De spoorweg lag achter de Pieter van den Bemdenlaan, en op onze tocht daarheen kwamen we voorbij een heel perceel met appelbomen. Daar speelde ook een van onze zomerse activiteiten zich af. 's Morgens vroeg, gewapend met onze klakkebuizen — plastic elektriciteitsbuizen die we kochten in het elektriciteitswinkeltje op de hoek van de Parklaan en de D’Heldtlaan — vertrokken we richting de boomgaarden. We hadden elk een plastic zak bij en een hoop munitie in de vorm van pijltjes die we maakten van de bladzijden van oude Unigro-boekjes. Unigro was een postorderbedrijf uit Sint-Niklaas, zo’n beetje een Bol.com avant la lettre, waar je in hun catalogus producten kon bestellen die dan later met de post werden thuisgeleverd. De boekjes waren ideaal om pijltjes voor onze klakkebuizen van te maken — precies de juiste maat, en uit één bladzijde kreeg je twee pijltjes.

De klakkebuizen waren nodig om ons te verdedigen, want de boomgaarden waren geliefd bij de kinderen van de omgeving, en ieder wilde natuurlijk zijn portie appels bemachtigen. Kinderen waren er genoeg — vooral in de wijken Nieuwe Elsdonk en Molenveld woonden veel kroostrijke gezinnen. In de Leo Baekelandstraat woonden wel honderd kinderen. De "Bende van Baekeland" noemden we ze, want de jongens die daar woonden waren beruchte appelrovers. Wanneer "De Bende" verscheen tijdens onze strooptocht, werden er soms echte veldslagen uitgevochten. Rotte appels — die van de bomen waren gevallen — vlogen over en weer, en ook onze Unigro-pijltjes misten hun doel niet. Het waren spannende dagen. We werden ook al eens uit de boomgaard gejaagd door een man die beweerde dat die boomgaard van hem was, maar wij geloofden dat niet en hadden het vermoeden dat hij gewoon al die appels voor zichzelf wou. De boomgaard was immers niet omheind en lag er een beetje onverzorgd bij.
Voor ons was hij van iedereen.

Op sommige dagen, wanneer mijn moeder vond dat we nood hadden aan een beetje orde en tucht, bracht mijn vader ons — mijn zussen en ik — naar Kontich. Sommige kinderen moesten naar de speelpleinen. Ze werden ’s morgens opgehaald aan de kerk door een oude bus van de MIVA, de voorloper van De Lijn, en ’s avonds weer afgezet. Ik weet niet waarom, maar De Speelpleinen leek mij vreselijk. Wij mochten dus naar Kontich. Op het domein van de zusters Dienstmaagden der Heilige Harten van Jezus en Maria (zo heetten ze echt) was een grote speeltuin. Altena werd het landgoed genoemd. Mijn vader bracht ons er ’s morgens heen met zijn Citroën Ami 6. Toen we op het terrein aankwamen, roken we de geur van oud frietvet, en wat verderop — in een betonnen barak onder Eternit-golfplaten — stond een dikke kloosterzuster in volle habijt frieten te bakken. Als een horde losgelaten wilde honden bestormden we het speelterrein. Er stond een ontzettend grote glijbaan van wel 100 meter hoog — zo leek het mij toch — en een ton op rollen waarin je heel hard moest lopen zodat ze in beweging kwam. Ook voor de kleintjes waren er speeltuigen: molentjes, wipplanken en een schuifaf.

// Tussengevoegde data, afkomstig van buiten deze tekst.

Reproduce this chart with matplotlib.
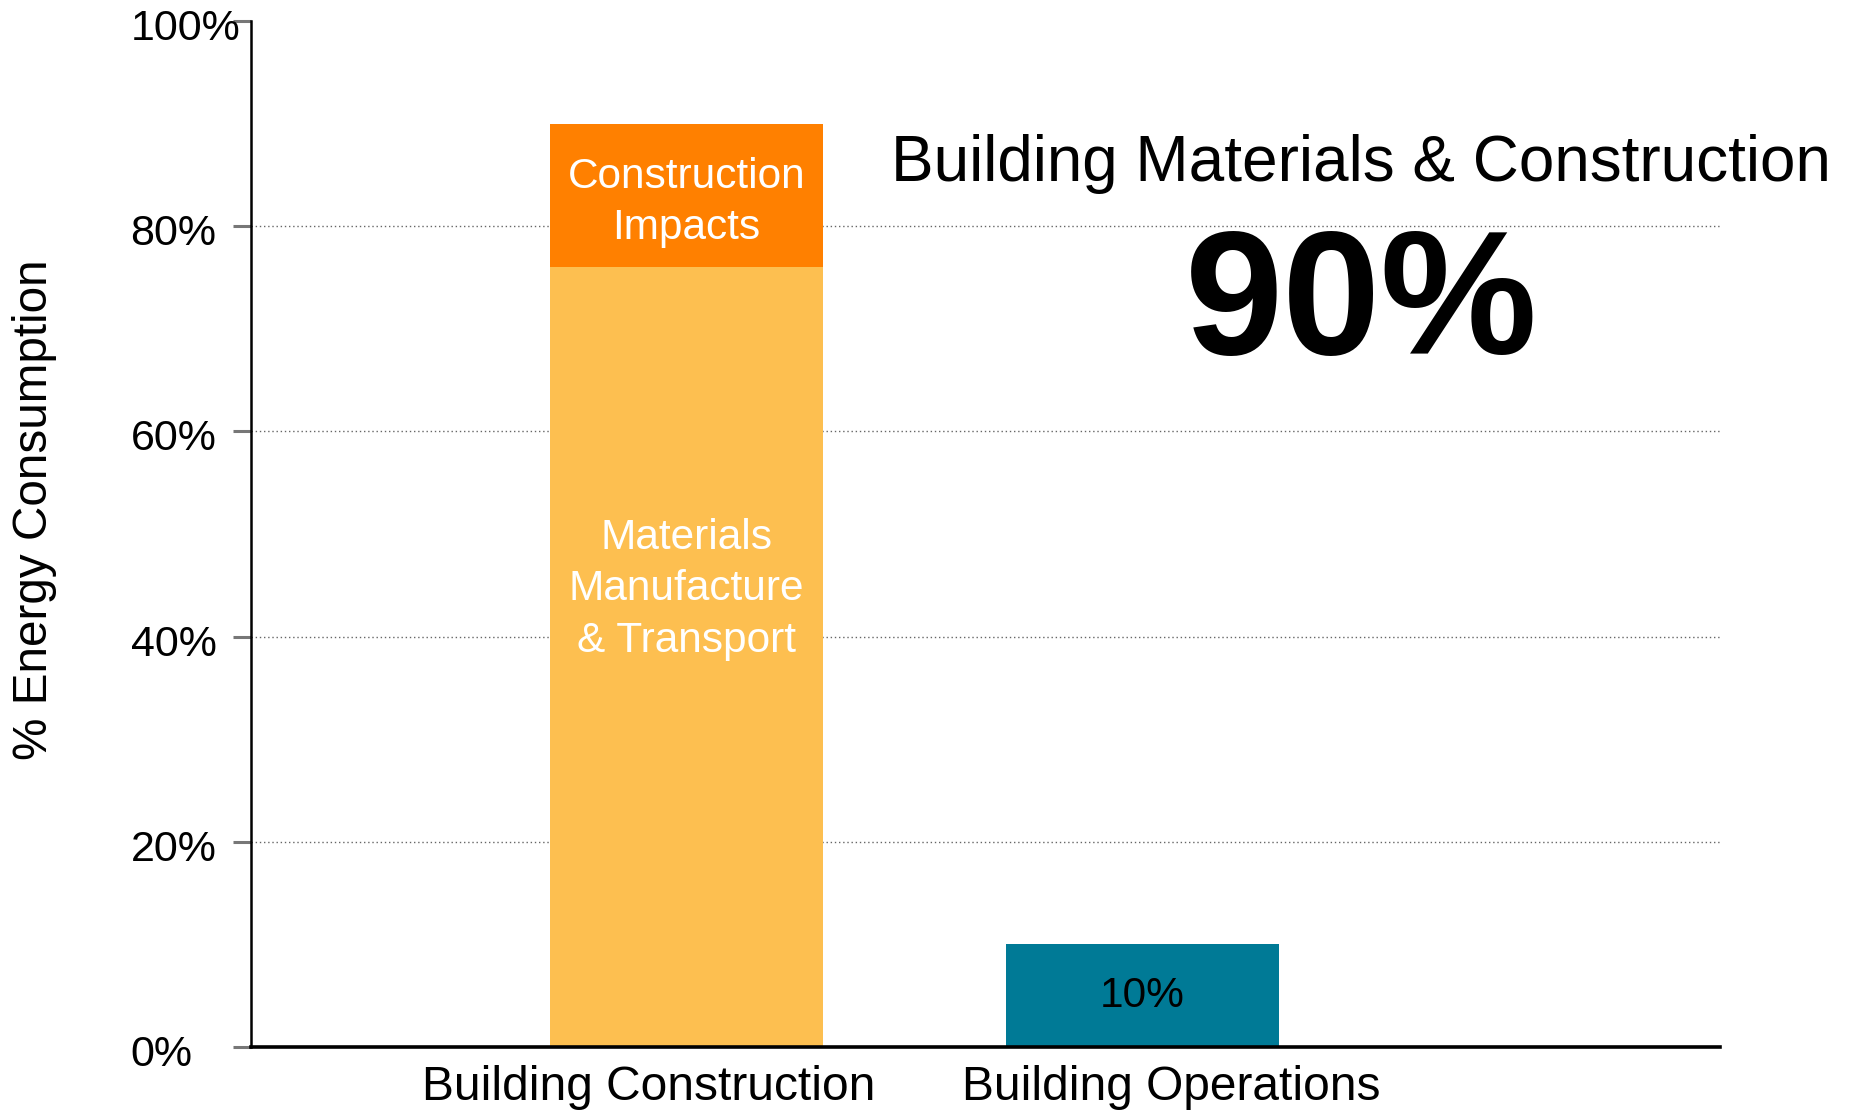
import matplotlib
matplotlib.use("Agg")
import matplotlib.pyplot as plt
import matplotlib.transforms as mtrans

plt.rcParams['font.family'] = ['Liberation Sans', 'DejaVu Sans']

# ---- data ----
categories = ["Building Construction", "Building Operations"]
materials = [76, 0]        # Materials Manufacture & Transport
construction = [14, 0]     # Construction Impacts
operations = [0, 10]       # Building Operations
y_ticks = [0, 20, 40, 60, 80, 100]
y_tick_labels = ["0%", "20%", "40%", "60%", "80%", "100%"]
headline = "Building Materials & Construction"
headline_value = "90%"
ops_label = "10%"

# ---- style ----
c_mat = "#FDBF50"
c_con = "#FF8000"
c_ops = "#007A96"

W, H = 1851, 1111
fig = plt.figure(figsize=(W / 100, H / 100), dpi=100)
ax = fig.add_axes([251.4 / W, 1 - 1047 / H, (1720 - 251.4) / W, (1047 - 21) / H])

x = list(range(len(categories)))
bw = 0.6
ax.bar(x[:1], materials[:1], width=bw, color=c_mat, zorder=3)
ax.bar(x[:1], construction[:1], bottom=materials[:1], width=bw, color=c_con, zorder=3)
ax.bar(x[1:], operations[1:], width=bw, color=c_ops, zorder=3)

ax.set_xlim(-0.955, 2.268)
ax.set_ylim(0, 100)

# grid lines (dotted) at inner ticks
for yv in y_ticks[1:-1]:
    ax.axhline(yv, color="#666666", ls=(0, (1, 2)), lw=1.0, zorder=1)

# spines
for s in ["top", "right"]:
    ax.spines[s].set_visible(False)
ax.spines["left"].set_linewidth(1.8)
ax.spines["bottom"].set_linewidth(2.6)
ax.spines["bottom"].set_zorder(4)

# y ticks
ax.set_yticks(y_ticks)
ax.set_yticklabels(y_tick_labels, fontsize=31, ha="left")
ax.tick_params(axis="y", direction="out", length=13, width=2.2, color="#777777", pad=74)
off = mtrans.ScaledTranslation(0, -8 / 100, fig.dpi_scale_trans)
for lbl in ax.get_yticklabels():
    lbl.set_va("center")
    lbl.set_transform(lbl.get_transform() + off)

# x ticks (labels slightly offset from bar centers as in reference)
label_offsets = [-0.084, 0.063]
ax.set_xticks([xi + o for xi, o in zip(x, label_offsets)])
ax.set_xticklabels(categories, fontsize=34.5)
ax.tick_params(axis="x", length=0, pad=13)

# y label
fig.text(35 / W, 1 - 510 / H, "% Energy Consumption", rotation=90, fontsize=34.3,
         ha="center", va="center")

# in-bar labels
ax.text(x[0], materials[0] + construction[0] / 2 - 0.7, "Construction\nImpacts", color="white",
        fontsize=30.5, ha="center", va="center", linespacing=1.36, zorder=5)
ax.text(x[0], 44.6, "Materials\nManufacture\n& Transport", color="white",
        fontsize=30.5, ha="center", va="center", linespacing=1.36, zorder=5)
ax.text(x[1], operations[1] / 2, ops_label, color="black",
        fontsize=30.5, ha="center", va="center", zorder=5)

# headline
fig.text(1361 / W, 1 - 164 / H, headline, fontsize=46, ha="center", va="center")
fig.text(1361 / W, 1 - 308 / H, headline_value, fontsize=127, fontweight="bold",
         ha="center", va="center")

fig.savefig("out.png", dpi=100)
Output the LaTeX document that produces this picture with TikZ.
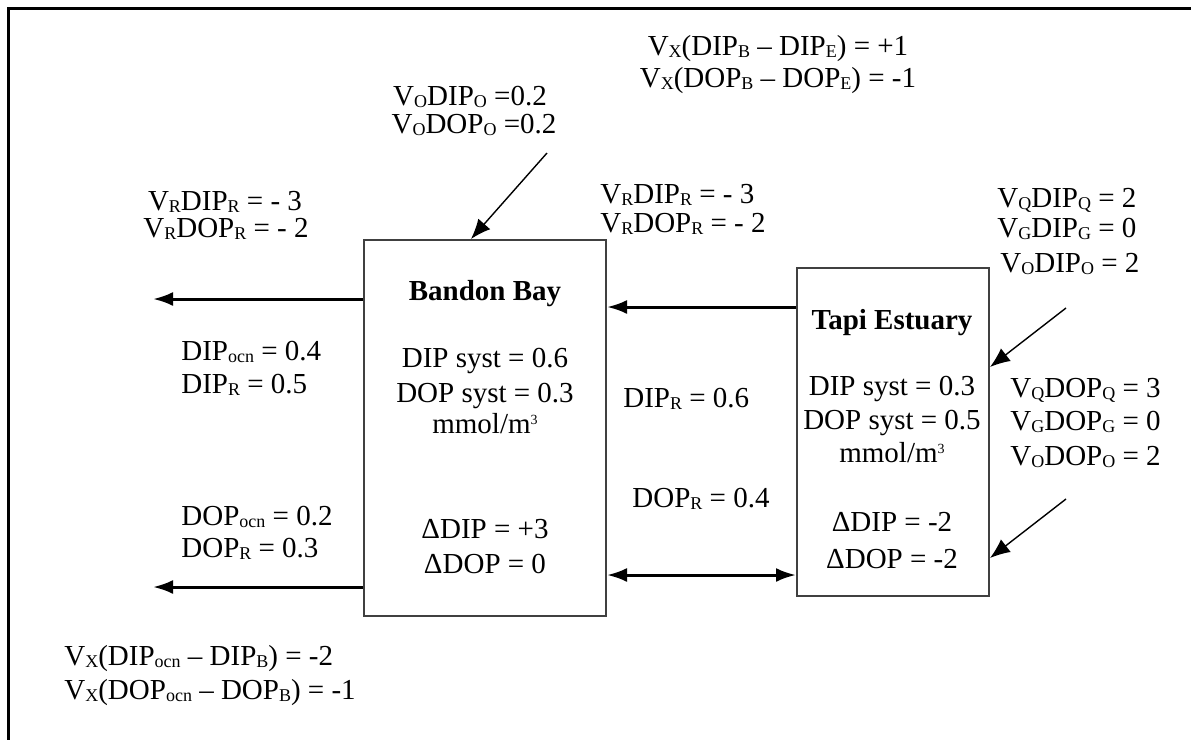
\documentclass[tikz,border=0pt]{standalone}
\usepackage{fontspec}
\setmainfont{Liberation Serif}
\usetikzlibrary{arrows.meta}
% small lowered subscript letters and a raised cube exponent
\newcommand\sub[1]{\raisebox{-0.1em}{\fontsize{9}{9}\selectfont #1}}
\newcommand\cube{\raisebox{0.3em}{\fontsize{7}{7}\selectfont 3}}

\begin{document}
\begin{tikzpicture}[x=0.5pt,y=-0.5pt,
  lbl/.style={font=\fontsize{14.5}{17}\selectfont, inner sep=0pt},
  ttl/.style={inner sep=0pt, font=\fontsize{14.5}{17}\selectfont\bfseries},
  basin/.style={draw=black!75, line width=1pt, inner sep=0pt},
  flow/.style={line width=1.5pt, -{Latex[length=10pt,width=7pt]}},
  both/.style={line width=1.5pt, {Latex[length=10pt,width=7pt]}-{Latex[length=10pt,width=7pt]}},
  feed/.style={line width=0.7pt, -{Latex[length=10pt,width=8pt]}},
  frame/.style={line width=1.5pt}]

\useasboundingbox (0,0) rectangle (1191,740);
\fill[white] (0,0) rectangle (1191,740);

% outer frame (top and left edges)
\coordinate (fc) at (8,8);
\draw[frame] (1191,8) -- (fc) -- (8,740);

% the two basins
\node[basin, minimum width=121pt, minimum height=188pt] (bandon) at (485,428) {};
\node[basin, minimum width=96pt, minimum height=164pt] (tapi) at (893,432) {};

% residual flows
\coordinate (outA) at (153,299);
\coordinate (outB) at (153,587);
\draw[flow] (bandon.west |- outA) -- (outA);
\draw[flow] (bandon.west |- outB) -- (outB);
\coordinate (midA) at (700,307);
\draw[flow] (tapi.west |- midA) -- (bandon.east |- midA);
\coordinate (midB) at (700,575);
\draw[both] (bandon.east |- midB) -- (tapi.west |- midB);

% other inputs
\coordinate (srcO) at (547,153);
\coordinate (hitO) at (471,0);
\draw[feed] (srcO) -- (bandon.north -| hitO);
\coordinate (srcQ) at (1066,308);
\coordinate (hitQ) at (0,367);
\draw[feed] (srcQ) -- (tapi.east |- hitQ);
\coordinate (srcD) at (1066,499);
\coordinate (hitD) at (0,558);
\draw[feed] (srcD) -- (tapi.east |- hitD);

% exchange between the basins
\node[lbl, anchor=base] (xbe1) at (778,55) {V\sub{X}(DIP\sub{B} – DIP\sub{E}) = +1};
\node[lbl, anchor=base] (xbe2) at (778,87) {V\sub{X}(DOP\sub{B} – DOP\sub{E}) = -1};

% other inputs to the bay
\node[lbl, anchor=base] (ob1) at (470,105) {V\sub{O}DIP\sub{O} =0.2};
\node[lbl, anchor=base] (ob2) at (474,133) {V\sub{O}DOP\sub{O} =0.2};

% residual out of the bay
\node[lbl, anchor=base] (rb1) at (225,210) {V\sub{R}DIP\sub{R} = - 3};
\node[lbl, anchor=base] (rb2) at (226,237) {V\sub{R}DOP\sub{R} = - 2};

% residual out of the estuary
\node[lbl, anchor=base west] (re1) at (600,203) {V\sub{R}DIP\sub{R} = - 3};
\node[lbl, anchor=base west] (re2) at (600,232) {V\sub{R}DOP\sub{R} = - 2};

% estuary inputs, DIP
\node[lbl, anchor=base west] (qi1) at (997,207) {V\sub{Q}DIP\sub{Q} = 2};
\node[lbl, anchor=base west] (qi2) at (997,237) {V\sub{G}DIP\sub{G} = 0};
\node[lbl, anchor=base west] (qi3) at (1000,272) {V\sub{O}DIP\sub{O} = 2};

% estuary inputs, DOP
\node[lbl, anchor=base west] (qo1) at (1010,397) {V\sub{Q}DOP\sub{Q} = 3};
\node[lbl, anchor=base west] (qo2) at (1010,430) {V\sub{G}DOP\sub{G} = 0};
\node[lbl, anchor=base west] (qo3) at (1010,465) {V\sub{O}DOP\sub{O} = 2};

% Bandon Bay contents
\node[ttl, anchor=base] (bt) at (485,300) {Bandon Bay};
\node[lbl, anchor=base] (b1) at (485,367) {DIP syst = 0.6};
\node[lbl, anchor=base] (b2) at (485,402) {DOP syst = 0.3};
\node[lbl, anchor=base] (b3) at (485,433) {mmol/m\cube};
\node[lbl, anchor=base] (b4) at (485,538) {ΔDIP = +3};
\node[lbl, anchor=base] (b5) at (485,573) {ΔDOP = 0};

% Tapi Estuary contents
\node[ttl, anchor=base] (tt) at (892,329) {Tapi Estuary};
\node[lbl, anchor=base] (e1) at (892,395) {DIP syst = 0.3};
\node[lbl, anchor=base] (e2) at (892,429) {DOP syst = 0.5};
\node[lbl, anchor=base] (e3) at (892,462) {mmol/m\cube};
\node[lbl, anchor=base] (e4) at (892,531) {ΔDIP = -2};
\node[lbl, anchor=base] (e5) at (892,568) {ΔDOP = -2};

% ocean side concentrations
\node[lbl, anchor=base west] (c1) at (181,360) {DIP\sub{ocn} = 0.4};
\node[lbl, anchor=base west] (c2) at (181,393) {DIP\sub{R} = 0.5};
\node[lbl, anchor=base west] (c3) at (181,525) {DOP\sub{ocn} = 0.2};
\node[lbl, anchor=base west] (c4) at (181,557) {DOP\sub{R} = 0.3};
\node[lbl, anchor=base west] (x1) at (64,665) {V\sub{X}(DIP\sub{ocn} – DIP\sub{B}) = -2};
\node[lbl, anchor=base west] (x2) at (64,699) {V\sub{X}(DOP\sub{ocn} – DOP\sub{B}) = -1};

% between the basins
\node[lbl, anchor=base west] (m1) at (623,407) {DIP\sub{R} = 0.6};
\node[lbl, anchor=base west] (m2) at (632,507) {DOP\sub{R} = 0.4};

\end{tikzpicture}
\end{document}
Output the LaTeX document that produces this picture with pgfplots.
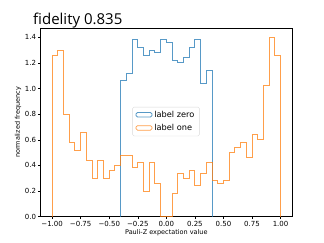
\documentclass[border=0pt]{standalone}
\usepackage{pgfplots}
\pgfplotsset{compat=1.18}
\usepackage{fontspec}
\setmainfont{DejaVu Sans}
\newfontfamily\titlefont{Open Sans}
\definecolor{tabblue}{HTML}{1F77B4}
\definecolor{taborange}{HTML}{FF7F0E}
\begin{document}
\begin{tikzpicture}
\begin{axis}[
  name=ax,
  at={(0,0)}, anchor=south west,
  scale only axis,
  width=251.3pt, height=188.4pt,
  xmin=-1.1, xmax=1.1, ymin=0, ymax=1.47,
  axis line style={black, line width=0.5pt},
  tick align=outside, tick pos=left,
  major tick length=2.5pt,
  every tick/.style={black, line width=0.5pt},
  xtick={-1,-0.75,-0.5,-0.25,0,0.25,0.5,0.75,1},
  xticklabels={−1.00,−0.75,−0.50,−0.25,0.00,0.25,0.50,0.75,1.00},
  ytick={0,0.2,0.4,0.6,0.8,1.0,1.2,1.4},
  yticklabels={0.0,0.2,0.4,0.6,0.8,1.0,1.2,1.4},
  tick label style={font=\fontsize{7}{8}\selectfont},
  xticklabel style={inner sep=1pt, yshift=-0.5pt},
  yticklabel style={inner sep=1pt, xshift=-1pt},
  xlabel={Pauli-Z expectation value},
  ylabel={normalized frequency},
  every axis x label/.style={at={(axis description cs:0.5,-0.0865)}, anchor=center, font=\fontsize{6.5}{8}\selectfont},
  every axis y label/.style={at={(axis description cs:-0.0903,0.5)}, anchor=center, rotate=90, font=\fontsize{6.5}{8}\selectfont},
  legend style={at={(axis description cs:0.4986,0.505)}, anchor=center,
    draw=black!15, rounded corners=1.5pt, fill=white, fill opacity=0.8, text opacity=1,
    font=\fontsize{8.2}{9.5}\selectfont, inner xsep=3pt, inner ysep=2pt, row sep=1.5pt},
  legend cell align=left,
  legend image code/.code={\draw[#1, line width=0.8pt] (0pt,-2pt) rectangle (16pt,2.5pt);},
]
\addplot[const plot, draw=tabblue, draw opacity=0.75, line width=1pt] coordinates {
(-0.40,0) (-0.40,1.06) (-0.35,1.12) (-0.30,1.38) (-0.25,1.32) (-0.20,1.26) (-0.15,1.30)
(-0.10,1.28) (-0.05,1.38) (0.00,1.36) (0.05,1.22) (0.10,1.20) (0.15,1.24) (0.20,1.32)
(0.25,1.38) (0.30,1.04) (0.35,1.14) (0.40,0)
};
\addlegendentry{label zero}
\addplot[const plot, draw=taborange, draw opacity=0.75, line width=1pt] coordinates {
(-1.00,0) (-1.00,1.26) (-0.95,1.30) (-0.90,0.80) (-0.85,0.58) (-0.80,0.52) (-0.75,0.66)
(-0.70,0.44) (-0.65,0.30) (-0.60,0.44) (-0.55,0.30) (-0.50,0.36) (-0.45,0.40)
(-0.40,0.48) (-0.35,0.48) (-0.30,0.38) (-0.25,0.42) (-0.20,0.20) (-0.15,0.42)
(-0.10,0.26) (-0.05,0.00) (0.00,0.00) (0.05,0.18) (0.10,0.34) (0.15,0.30) (0.20,0.36)
(0.25,0.24) (0.30,0.34) (0.35,0.42) (0.40,0.28) (0.45,0.26) (0.50,0.28) (0.55,0.50)
(0.60,0.54) (0.65,0.58) (0.70,0.46) (0.75,0.64) (0.80,0.60) (0.85,1.02) (0.90,1.40)
(0.95,1.26) (1.00,0)
};
\addlegendentry{label one}
\end{axis}
\node[anchor=base west, inner sep=0pt, font=\titlefont\fontsize{15}{18}\selectfont] at (-7.7pt,191.7pt) {fidelity 0.835};
\path[use as bounding box] (-40.7pt,-26.3pt) rectangle (283.3pt,216.7pt);
\end{tikzpicture}
\end{document}
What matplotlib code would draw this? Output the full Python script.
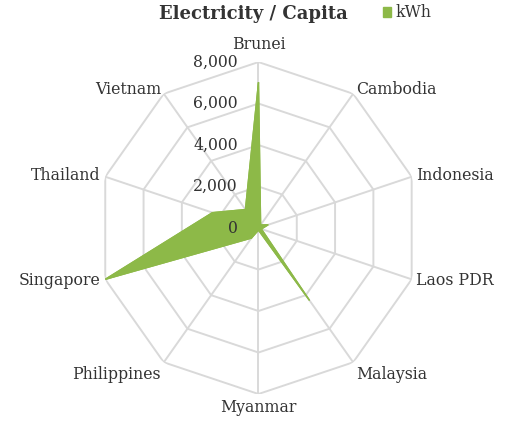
import numpy as np
import matplotlib
matplotlib.use("Agg")
import matplotlib.pyplot as plt

# Data
countries = ["Brunei", "Cambodia", "Indonesia", "Laos PDR", "Malaysia",
             "Myanmar", "Philippines", "Singapore", "Thailand", "Vietnam"]
kwh = [7000, 180, 500, 150, 4300, 100, 600, 8000, 2400, 1100]
rings = [0, 2000, 4000, 6000, 8000]
ring_labels = ["0", "2,000", "4,000", "6,000", "8,000"]

green = "#8DB948"
grid_col = "#D9D9D9"
txt_col = "#333333"
plt.rcParams['font.family'] = ['DejaVu Serif']
fs = 11.3

n = len(countries)
theta = np.arange(n) * 2 * np.pi / n
theta_c = np.append(theta, theta[0])

fig = plt.figure(figsize=(5.09, 4.30), dpi=100)
ax = fig.add_axes([0.1913, 0.0837, 0.633, 0.772], projection='polar')
ax.set_aspect('auto')
ax.set_theta_offset(np.pi / 2)
ax.set_theta_direction(-1)
ax.set_ylim(0, rings[-1])
ax.grid(False)
ax.spines['polar'].set_visible(False)
ax.set_xticks([])
ax.set_yticks([])

# polygon gridlines and spokes
for r in rings[1:]:
    ax.plot(theta_c, [r] * (n + 1), color=grid_col, lw=1.4, zorder=1)
for t in theta:
    ax.plot([t, t], [0, rings[-1]], color=grid_col, lw=1.4, zorder=1)

# data
vals = np.append(kwh, kwh[0])
ax.fill(theta_c, vals, color=green, zorder=3)
ax.plot(theta_c, vals, color=green, lw=1.0, zorder=3)

# radial tick labels
for r, lab in zip(rings, ring_labels):
    ax.annotate(lab, xy=(0, r), xytext=(-15, 0), textcoords='offset points',
                ha='right', va='center', fontsize=fs, color=txt_col, zorder=4)

# category labels
for t, name in zip(theta, countries):
    s, c = np.sin(t), np.cos(t)
    ha = 'left' if s > 0.1 else ('right' if s < -0.1 else 'center')
    dy = 0
    if c > 0.9:
        va = 'bottom'
        dy = 3
    elif c < -0.5:
        va = 'top'
    else:
        va = 'center'
    ax.annotate(name, xy=(t, rings[-1] * 1.03), xytext=(0, dy),
                textcoords='offset points', ha=ha, va=va, fontsize=fs,
                color=txt_col, annotation_clip=False)

fig.text(0.497, 0.968, "Electricity / Capita", ha='center', va='center',
         fontsize=13, fontweight='bold', color=txt_col)
ax.legend([plt.Rectangle((0, 0), 1, 1, color=green)], ["kWh"],
          loc='center left', bbox_to_anchor=(0.724, 0.970),
          bbox_transform=fig.transFigure, frameon=False, fontsize=fs,
          handlelength=0.55, handleheight=0.55, handletextpad=0.25,
          labelcolor=txt_col)

fig.savefig("out.png", dpi=100, facecolor='white')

Mijn favoriete tuig was "De Vliegende Hollander" — een grote ijzeren schommel waar wel zeker tien man op kon. Degene die vooraan zat was de kapitein en bepaalde ook een beetje het ritme. Steeds sneller ging het over en weer. De plaats vooraan was ook een beetje gevaarlijk, want dan zat je net op het stuk waar de metalen buizen liepen, die het toestel deden scharnieren. Menig kind stond soms al huilend bij de verpleegzuster met geplette vingertjes. Veiligheidscertificaten voor speeltuigen bestonden toen natuurlijk nog niet. Tegen het middaguur klonk het schelle geluid van een schoolbel.
We moesten aan grote houten tafels plaatsnemen, en vooraan stond een oude non klaar voor het gebed. Na De Heer bedankt te hebben voor de heerlijke spijzen die ons te wachten stonden, kwamen de zusters rond met de frieten en cola. Het was toch een beetje het hoogtepunt van de dag – of misschien nog leuker waren de keren dat een boer uit de omgeving met kar en paard het domein kwam oprijden. De kinderen mochten allemaal mee op de wagen, en hij reed dan een paar toertjes door het park. Er was ook een echt go-cart-circuit, waar — onder het waakzaam oog van zuster Laurence — rondes konden gereden worden in aftandse trapautootjes die je ook op de dijk aan zee tegenkwam. Er werden echte races gereden, en het was soms aanschuiven om een wagentje te bemachtigen. Tegen een uur of vijf kwam mijn vader ons terug oppikken, en mijn jongste zus was al in slaap voor we de Prins Boudewijnlaan opdraaiden.
Nee, zo’n computerspelletjes kunnen mij echt niet boeien.